Google Research Shows Prompt Repetition Boosts Accuracy 76%

Repeating an instruction or question twice in a prompt can dramatically improve the correctness of large language model (LLM) outputs. Google Research tested this simple copy‑paste trick on several popular non‑reasoning models and observed accuracy gains up to 76 percentage points, turning low‑performing answers into near‑perfect results without extra compute.

Experiment Overview: Repeating Prompts

The study evaluated seven widely used non‑reasoning LLMs, including Google Gemini 2.0 Flash, Gemini 2.0 Flash Lite, OpenAI GPT‑4o, GPT‑4o‑mini, Anthropic Claude 3 Haiku, Claude 3.7 Sonnet, and DeepSeek V3. Each model received the same query in two formats: a single‑prompt version and a duplicated version where the exact question appeared back‑to‑back.

Example transformation:

How many columns are at the entrance of St. Peter’s Basilica in the Vatican? How many columns are at the entrance of St. Peter’s Basilica in the Vatican?

Benchmarks and Test Suites

  • ARC
  • OpenBookQA
  • GSM8K
  • MMLU‑Pro
  • MATH
  • Custom NameIndex challenge
  • Custom MiddleMatch challenge

Key Results

Across 70 distinct test tasks, the duplicated‑prompt approach outperformed the single‑prompt baseline in 47 cases and never reduced accuracy. Overall, the technique improved results in 67 % of benchmark runs. The most striking improvement was a jump from 21.33 % to 97.33 % on a specific task for one model.

Why Repetition Works

Non‑reasoning transformer models generate tokens left‑to‑right, relying only on previously seen tokens. Presenting the prompt twice gives the model a “second look” at the full context, reinforcing the semantic cue and correcting early misinterpretations. Reasoning‑oriented models already perform internal re‑phrasing, so they gain less from external repetition.

Implications for Developers and Enterprises

The method requires no architectural changes, extra compute, or additional latency, as the duplicated prompt is processed in a single forward pass. It offers an immediate accuracy uplift for real‑time chatbots, code assistants, and low‑latency search augmentation that depend on fast, cost‑effective LLM inference.

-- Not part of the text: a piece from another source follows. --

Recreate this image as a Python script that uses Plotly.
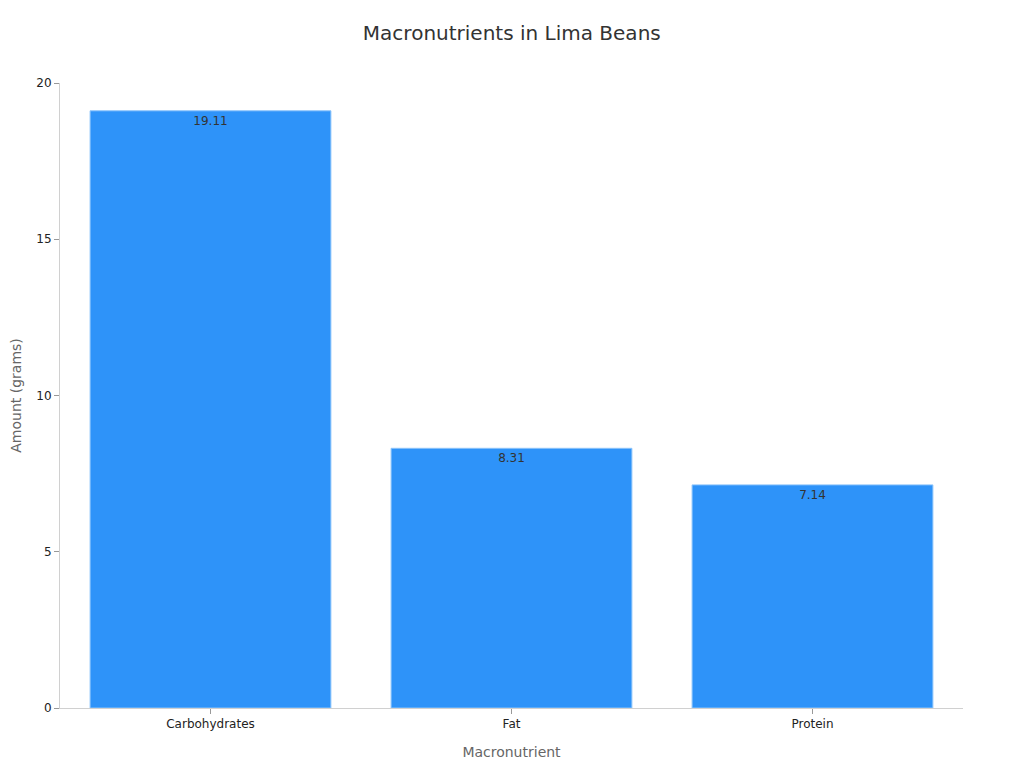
import plotly.graph_objects as go

categories = ["Carbohydrates", "Fat", "Protein"]
values = [19.11, 8.31, 7.14]
labels = ["19.11", "8.31", "7.14"]

fig = go.Figure(go.Bar(
    x=categories, y=values, text=labels,
    textposition="inside", insidetextanchor="end",
    textfont=dict(color="#333333", size=12, family="DejaVu Sans"),
    marker=dict(color="#2E93F9", line=dict(color="#8cc4fb", width=1)),
    cliponaxis=False,
))

fig.update_layout(
    width=1024, height=768,
    paper_bgcolor="white", plot_bgcolor="white",
    font=dict(family="DejaVu Sans", color="#222222", size=12),
    title=dict(text="Macronutrients in Lima Beans", x=0.492, xanchor="center", y=0.9674, yanchor="middle",
               font=dict(size=20, color="#333333")),
    margin=dict(l=52, r=69, t=75, b=68),
    bargap=0.2,
    showlegend=False,
)
fig.update_xaxes(
    title=dict(text="Macronutrient", font=dict(size=14, color="#666666"), standoff=16),
    showline=True, linecolor="#d0d0d0", linewidth=1,
    ticks="outside", tickcolor="#999999", ticklen=5,
    tickfont=dict(size=12, color="#222222"), showgrid=False, automargin=False,
)
fig.update_yaxes(
    title=dict(text="Amount (grams)", font=dict(size=14, color="#666666"), standoff=21),
    range=[0, 20], dtick=5,
    showline=True, linecolor="#d0d0d0", linewidth=1,
    ticks="outside", tickcolor="#999999", ticklen=5,
    tickfont=dict(size=12, color="#222222"), showgrid=False, zeroline=False, automargin=False,
)

fig.write_html("out.html")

Practical Prompt Engineering Tip

When using a non‑reasoning model, simply copy the instruction and paste it once more before the query. This low‑effort tweak can be combined with other strategies such as few‑shot examples for further gains.

Caveats and Future Directions

The research focused on non‑reasoning models; effects on larger, reasoning‑heavy systems remain untested. Performance may vary with prompt length, token limits, or domain‑specific language. Future work could explore optimal repetition counts, interactions with other prompting techniques, and applicability to multimodal generators.

Bottom Line

Google Research demonstrates that a straightforward copy‑paste of the instruction—repeating it twice—can transform mediocre LLM answers into near‑perfect ones for many fast, non‑reasoning models. This discovery highlights that some of the most powerful engineering solutions are also the simplest.